Locate the lines of the listing below that hold "matplotlib", then copy each of them.

* begin RECORD EXTRACTS *

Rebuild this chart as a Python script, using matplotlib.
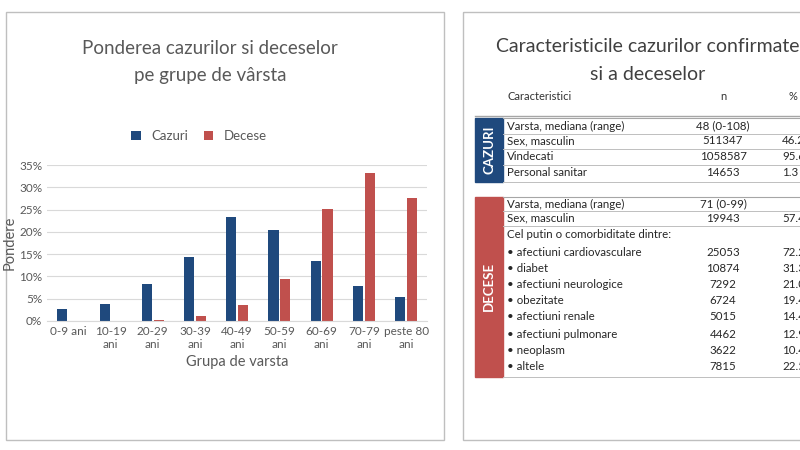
import numpy as np
import matplotlib
matplotlib.use("Agg")
import matplotlib.pyplot as plt
from matplotlib.patches import Rectangle

plt.rcParams["font.family"] = "Lato"

# chart data
groups = ["0-9 ani", "10-19\nani", "20-29\nani", "30-39\nani", "40-49\nani",
          "50-59\nani", "60-69\nani", "70-79\nani", "peste 80\nani"]
cazuri = [2.7, 3.7, 8.2, 14.3, 23.3, 20.5, 13.5, 7.8, 5.4]
decese = [0.0, 0.05, 0.2, 1.0, 3.5, 9.3, 25.2, 33.2, 27.7]

# table data
caz_labels = ["Varsta, mediana (range)", "Sex, masculin", "Vindecati", "Personal sanitar"]
caz_n = ["48 (0-108)", "511347", "1058587", "14653"]
caz_pct = ["", "46.2", "95.6", "1.3"]
dec_labels = ["Varsta, mediana (range)", "Sex, masculin", "Cel putin o comorbiditate dintre:",
              "• afectiuni cardiovasculare", "• diabet", "• afectiuni neurologice",
              "• obezitate", "• afectiuni renale", "• afectiuni pulmonare",
              "• neoplasm", "• altele"]
dec_n = ["71 (0-99)", "19943", "", "25053", "10874", "7292", "6724", "5015",
         "4462", "3622", "7815"]
dec_pct = ["", "57.4", "", "72.2", "31.3", "21.0", "19.4", "14.4", "12.9", "10.4", "22.5"]

BLUE = "#1F497D"
RED = "#C0504D"
GREY = "#595959"

fig = plt.figure(figsize=(8, 4.5), dpi=100)
bg = fig.add_axes([0, 0, 1, 1])
bg.set_xlim(0, 800)
bg.set_ylim(450, 0)
bg.axis("off")

# panel borders
bg.add_patch(Rectangle((6, 12), 438, 428, fill=False, ec="#bfbfbf", lw=1))
bg.add_patch(Rectangle((463, 12), 345, 428, fill=False, ec="#bfbfbf", lw=1, clip_on=False))

# left chart
bg.text(210, 48, "Ponderea cazurilor si deceselor", ha="center", va="center",
        fontsize=13.5, color=GREY)
bg.text(210, 75, "pe grupe de vârsta", ha="center", va="center", fontsize=13.5, color=GREY)

ax = fig.add_axes([0.059, 0.287, 0.475, 0.346])
x = np.arange(len(groups))
w = 0.24
ax.bar(x - 0.14, cazuri, w, color=BLUE, label="Cazuri")
ax.bar(x + 0.14, decese, w, color=RED, label="Decese")
ax.set_ylim(0, 35)
ax.set_xlim(-0.5, len(groups) - 0.5)
ax.set_yticks(range(0, 36, 5))
ax.set_yticklabels([f"{v}%" for v in range(0, 36, 5)], fontsize=8.5, color=GREY)
ax.set_xticks(x)
ax.set_xticklabels(groups, fontsize=8.5, color=GREY)
ax.grid(axis="y", color="#d9d9d9", lw=0.8)
ax.set_axisbelow(True)
for s in ["top", "right", "left"]:
    ax.spines[s].set_visible(False)
ax.spines["bottom"].set_color("#d9d9d9")
ax.tick_params(length=0)
ax.set_xlabel("Grupa de varsta", fontsize=10.5, color=GREY)
ax.set_ylabel("Pondere", fontsize=10.5, color=GREY, labelpad=2)
ax.legend(loc="lower center", bbox_to_anchor=(0.4, 1.07), ncol=2, frameon=False,
          fontsize=9.5, handlelength=0.7, handleheight=0.7, labelcolor=GREY,
          columnspacing=1.2)

# right table
bg.text(648, 47, "Caracteristicile cazurilor confirmate", ha="center", va="center",
        fontsize=14, color="#404040", clip_on=False)
bg.text(648, 75, "si a deceselor", ha="center", va="center", fontsize=14, color="#404040")
bg.text(507, 97, "Caracteristici", va="center", fontsize=8, color="#333333")
bg.text(723, 97, "n", ha="center", va="center", fontsize=8, color="#333333")
bg.text(793, 97, "%", ha="center", va="center", fontsize=8, color="#333333")
bg.plot([475, 800], [116, 116], color="#a6a6a6", lw=1)


def block(y0, ys, labels, ns, pcts, color, name):
    y1 = ys[-1] + (ys[-1] - ys[-2]) / 2 + 1
    bg.add_patch(Rectangle((475, y0), 28, y1 - y0, color=color))
    bg.text(489, (y0 + y1) / 2, name, rotation=90, ha="center", va="center",
            color="white", fontsize=9.5, fontweight="bold")
    bg.plot([503, 800], [y0, y0], color="#a6a6a6", lw=0.8)
    for i, yy in enumerate(ys):
        bg.text(507, yy, labels[i], va="center", fontsize=8.3, color="#262626")
        bg.text(723, yy, ns[i], ha="center", va="center", fontsize=8.3, color="#262626")
        bg.text(782, yy, pcts[i], ha="left", va="center", fontsize=8.3,
                color="#262626", clip_on=False)
    return y1


caz_y = [126, 141, 157, 173]
yb = block(118, caz_y, caz_labels, caz_n, caz_pct, BLUE, "CAZURI")
for yy in [134, 149, 165, yb]:
    bg.plot([503, 800], [yy, yy], color="#bfbfbf", lw=0.7)

dec_y = [204, 218, 235, 252, 268, 284, 301, 317, 334, 350, 367]
yb = block(197, dec_y, dec_labels, dec_n, dec_pct, RED, "DECESE")
for yy in [211, 226, yb]:
    bg.plot([503, 800], [yy, yy], color="#bfbfbf", lw=0.7)

fig.savefig("out.png", dpi=100)
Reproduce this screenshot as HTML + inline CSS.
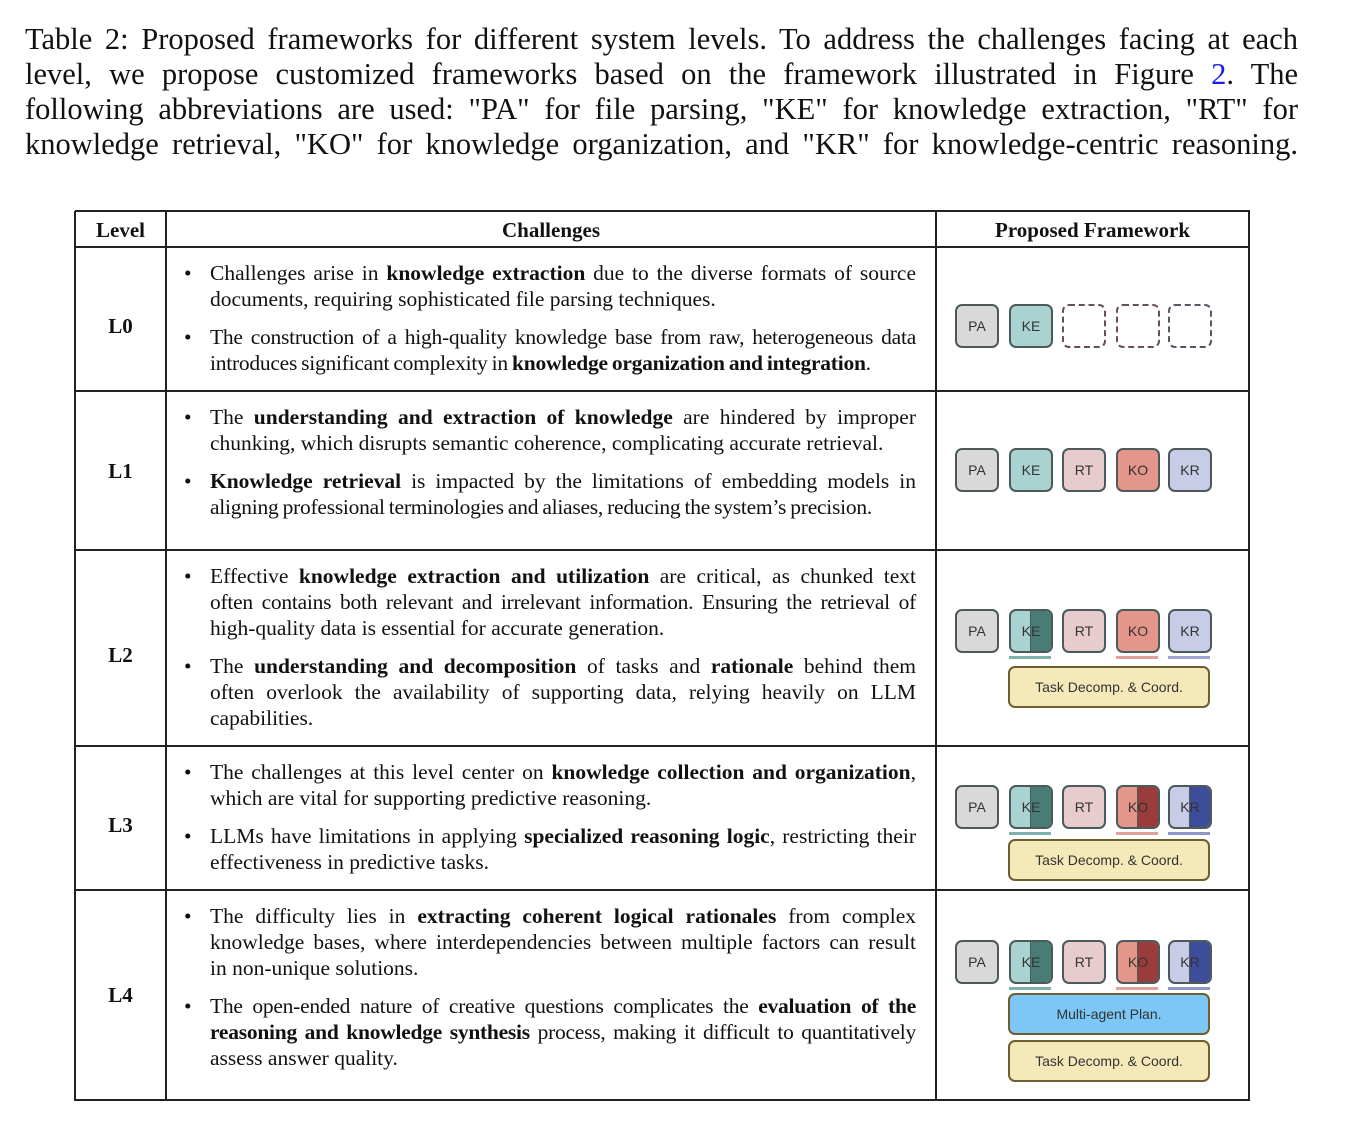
<!DOCTYPE html>
<html><head><meta charset="utf-8"><style>
body{margin:0;width:1346px;height:1146px;background:#fff;position:relative;overflow:hidden;font-family:"Liberation Serif",serif;color:#111}
.cap{position:absolute;left:25px;width:1273px;font-size:30.5px;line-height:35px;white-space:nowrap}
.j{text-align:justify;text-align-last:justify}
.l{position:absolute;left:210px;width:706px;font-size:21.5px;line-height:26px;white-space:nowrap}
.b{position:absolute;left:184px;font-size:21.5px;line-height:26px}
.tight{letter-spacing:-0.25px;word-spacing:-1px}
.hl{position:absolute;background:#222;height:1.5px}
.vl{position:absolute;background:#222;width:1.5px;top:211px;height:890px}
.hd{position:absolute;top:216px;font-weight:bold;font-size:21px;line-height:28px;text-align:center}
.lv{position:absolute;left:75px;width:91px;text-align:center;font-weight:bold;font-size:21px;line-height:26px}
.bx{position:absolute;width:40px;height:40px;border:2px solid #4d5a5a;border-radius:7px;box-sizing:content-box;font-family:"Liberation Sans",sans-serif;font-size:14px;color:#333;display:flex;align-items:center;justify-content:center;overflow:hidden}
.dash{border:2px dashed #6a5050;background:#fff}
.pa{background:#d9d9d9}.ke{background:#a9d3d0}.rt{background:#e8cbcd}.ko{background:#e5968b}.kr{background:#c8cce6}
.split span{position:relative;z-index:1}
.half{position:absolute;right:0;top:0;width:50%;height:100%;border-left:1.5px solid #4d5a5a}
.ul{position:absolute;height:3px}
.wide{position:absolute;left:1008px;width:198px;height:38px;border:2px solid #6e5e30;border-radius:7px;font-family:"Liberation Sans",sans-serif;font-size:14px;color:#333;display:flex;align-items:center;justify-content:center}
.task{background:#f5e9b9}.multi{background:#7cc7f5}
a{color:#1a1aee;text-decoration:none}
</style></head><body>
<div>
<div class="cap j" style="top:22px">Table 2: Proposed frameworks for different system levels. To address the challenges facing at each</div>
<div class="cap j" style="top:57px">level, we propose customized frameworks based on the framework illustrated in Figure <a>2</a>. The</div>
<div class="cap j" style="top:92px">following abbreviations are used: "PA" for file parsing, "KE" for knowledge extraction, "RT" for</div>
<div class="cap j" style="top:127px">knowledge retrieval, "KO" for knowledge organization, and "KR" for knowledge-centric reasoning.</div>
</div>

<div>
<div class="hl" style="left:75px;width:1175px;top:210px"></div>
<div class="hl" style="left:75px;width:1175px;top:246px"></div>
<div class="hl" style="left:75px;width:1175px;top:390px"></div>
<div class="hl" style="left:75px;width:1175px;top:549px"></div>
<div class="hl" style="left:75px;width:1175px;top:745px"></div>
<div class="hl" style="left:75px;width:1175px;top:889px"></div>
<div class="hl" style="left:75px;width:1175px;top:1099px"></div>
<div class="vl" style="left:74px"></div>
<div class="vl" style="left:165px"></div>
<div class="vl" style="left:935px"></div>
<div class="vl" style="left:1248px"></div>

<div class="hd" style="left:75px;width:91px">Level</div>
<div class="hd" style="left:166px;width:770px">Challenges</div>
<div class="hd" style="left:936px;width:313px">Proposed Framework</div>

<div class="lv" style="top:313px">L0</div>
<div class="lv" style="top:458px">L1</div>
<div class="lv" style="top:642px">L2</div>
<div class="lv" style="top:812px">L3</div>
<div class="lv" style="top:982px">L4</div>

<div>
<div class="b" style="top:260px">•</div>
<div class="l j" style="top:260px">Challenges arise in <b>knowledge extraction</b> due to the diverse formats of source</div>
<div class="l" style="top:286px">documents, requiring sophisticated file parsing techniques.</div>
<div class="b" style="top:324px">•</div>
<div class="l j tight" style="top:324px">The construction of a high-quality knowledge base from raw, heterogeneous data</div>
<div class="l tight" style="top:350px">introduces significant complexity in <b>knowledge organization and integration</b>.</div>
</div>
<div>
<div class="b" style="top:404px">•</div>
<div class="l j" style="top:404px">The <b>understanding and extraction of knowledge</b> are hindered by improper</div>
<div class="l" style="top:430px">chunking, which disrupts semantic coherence, complicating accurate retrieval.</div>
<div class="b" style="top:468px">•</div>
<div class="l j" style="top:468px"><b>Knowledge retrieval</b> is impacted by the limitations of embedding models in</div>
<div class="l tight" style="top:494px">aligning professional terminologies and aliases, reducing the system’s precision.</div>
</div>
<div>
<div class="b" style="top:563px">•</div>
<div class="l j" style="top:563px">Effective <b>knowledge extraction and utilization</b> are critical, as chunked text</div>
<div class="l j tight" style="top:589px">often contains both relevant and irrelevant information. Ensuring the retrieval of</div>
<div class="l" style="top:615px">high-quality data is essential for accurate generation.</div>
<div class="b" style="top:653px">•</div>
<div class="l j" style="top:653px">The <b>understanding and decomposition</b> of tasks and <b>rationale</b> behind them</div>
<div class="l j" style="top:679px">often overlook the availability of supporting data, relying heavily on LLM</div>
<div class="l" style="top:705px">capabilities.</div>
</div>
<div>
<div class="b" style="top:759px">•</div>
<div class="l j" style="top:759px">The challenges at this level center on <b>knowledge collection and organization</b>,</div>
<div class="l" style="top:785px">which are vital for supporting predictive reasoning.</div>
<div class="b" style="top:823px">•</div>
<div class="l j" style="top:823px">LLMs have limitations in applying <b>specialized reasoning logic</b>, restricting their</div>
<div class="l" style="top:849px">effectiveness in predictive tasks.</div>
</div>
<div>
<div class="b" style="top:903px">•</div>
<div class="l j" style="top:903px">The difficulty lies in <b>extracting coherent logical rationales</b> from complex</div>
<div class="l j" style="top:929px">knowledge bases, where interdependencies between multiple factors can result</div>
<div class="l" style="top:955px">in non-unique solutions.</div>
<div class="b" style="top:993px">•</div>
<div class="l j tight" style="top:993px">The open-ended nature of creative questions complicates the <b>evaluation of the</b></div>
<div class="l j tight" style="top:1019px"><b>reasoning and knowledge synthesis</b> process, making it difficult to quantitatively</div>
<div class="l" style="top:1045px">assess answer quality.</div>
</div>

<div>
<div class="bx pa" style="left:955px;top:304px">PA</div>
<div class="bx ke" style="left:1009px;top:304px">KE</div>
<div class="bx dash" style="left:1062px;top:304px"></div>
<div class="bx dash" style="left:1116px;top:304px"></div>
<div class="bx dash" style="left:1168px;top:304px;border-color:#555866"></div>
</div>
<div>
<div class="bx pa" style="left:955px;top:448px">PA</div>
<div class="bx ke" style="left:1009px;top:448px">KE</div>
<div class="bx rt" style="left:1062px;top:448px">RT</div>
<div class="bx ko" style="left:1116px;top:448px">KO</div>
<div class="bx kr" style="left:1168px;top:448px">KR</div>
</div>
<div>
<div class="bx pa" style="left:955px;top:609px">PA</div>
<div class="bx ke split" style="left:1009px;top:609px"><div class="half" style="background:#4a7c76"></div><span>KE</span></div>
<div class="bx rt" style="left:1062px;top:609px">RT</div>
<div class="bx ko" style="left:1116px;top:609px">KO</div>
<div class="bx kr" style="left:1168px;top:609px">KR</div>
<div class="ul" style="left:1009px;width:42px;top:656px;background:#7fb2ae"></div>
<div class="ul" style="left:1116px;width:42px;top:656px;background:#e0a19a"></div>
<div class="ul" style="left:1168px;width:42px;top:656px;background:#9ea5d2"></div>
<div class="wide task" style="top:666px">Task Decomp. &amp; Coord.</div>
</div>
<div>
<div class="bx pa" style="left:955px;top:785px">PA</div>
<div class="bx ke split" style="left:1009px;top:785px"><div class="half" style="background:#4a7c76"></div><span>KE</span></div>
<div class="bx rt" style="left:1062px;top:785px">RT</div>
<div class="bx ko split" style="left:1116px;top:785px"><div class="half" style="background:#9a3c3c"></div><span>KO</span></div>
<div class="bx kr split" style="left:1168px;top:785px"><div class="half" style="background:#3d4d9a"></div><span>KR</span></div>
<div class="ul" style="left:1009px;width:42px;top:832px;background:#7fb2ae"></div>
<div class="ul" style="left:1116px;width:42px;top:832px;background:#e0a19a"></div>
<div class="ul" style="left:1168px;width:42px;top:832px;background:#8f97c8"></div>
<div class="wide task" style="top:839px">Task Decomp. &amp; Coord.</div>
</div>
<div>
<div class="bx pa" style="left:955px;top:940px">PA</div>
<div class="bx ke split" style="left:1009px;top:940px"><div class="half" style="background:#4a7c76"></div><span>KE</span></div>
<div class="bx rt" style="left:1062px;top:940px">RT</div>
<div class="bx ko split" style="left:1116px;top:940px"><div class="half" style="background:#9a3c3c"></div><span>KO</span></div>
<div class="bx kr split" style="left:1168px;top:940px"><div class="half" style="background:#3d4d9a"></div><span>KR</span></div>
<div class="ul" style="left:1009px;width:42px;top:987px;background:#7fb2ae"></div>
<div class="ul" style="left:1116px;width:42px;top:987px;background:#e0a19a"></div>
<div class="ul" style="left:1168px;width:42px;top:987px;background:#8f97c8"></div>
<div class="wide multi" style="top:993px">Multi-agent Plan.</div>
<div class="wide task" style="top:1040px">Task Decomp. &amp; Coord.</div>
</div>
</div>
</body></html>
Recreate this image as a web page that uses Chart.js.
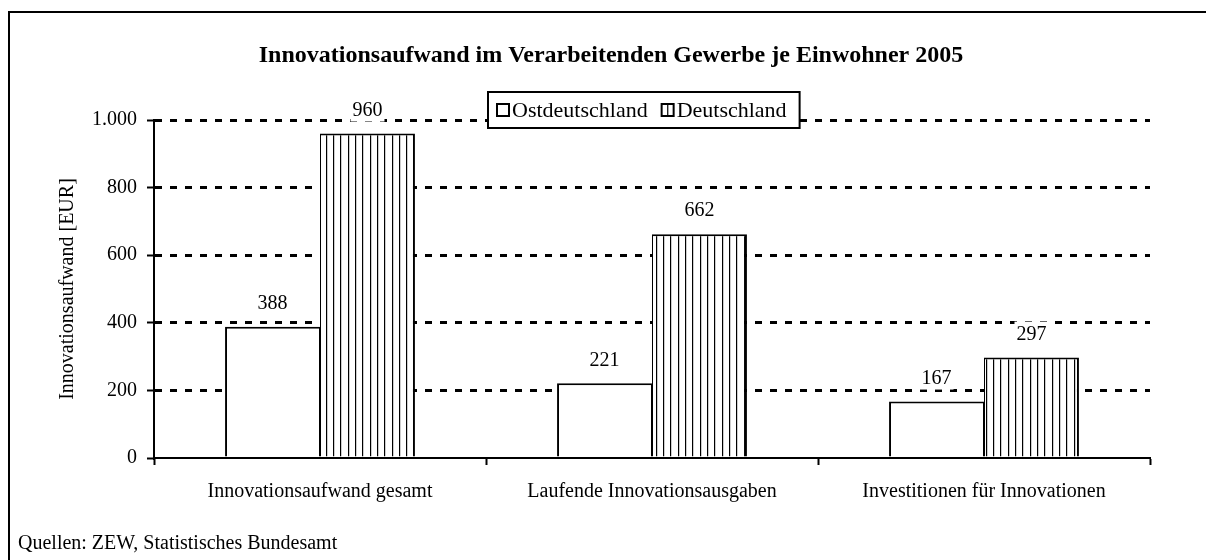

* end RECORD EXTRACTS *

> RESULT OF THE TASK:
Rebuild this chart as a Python script, using matplotlib.
import matplotlib
matplotlib.use("Agg")
import matplotlib.pyplot as plt
from matplotlib.patches import Rectangle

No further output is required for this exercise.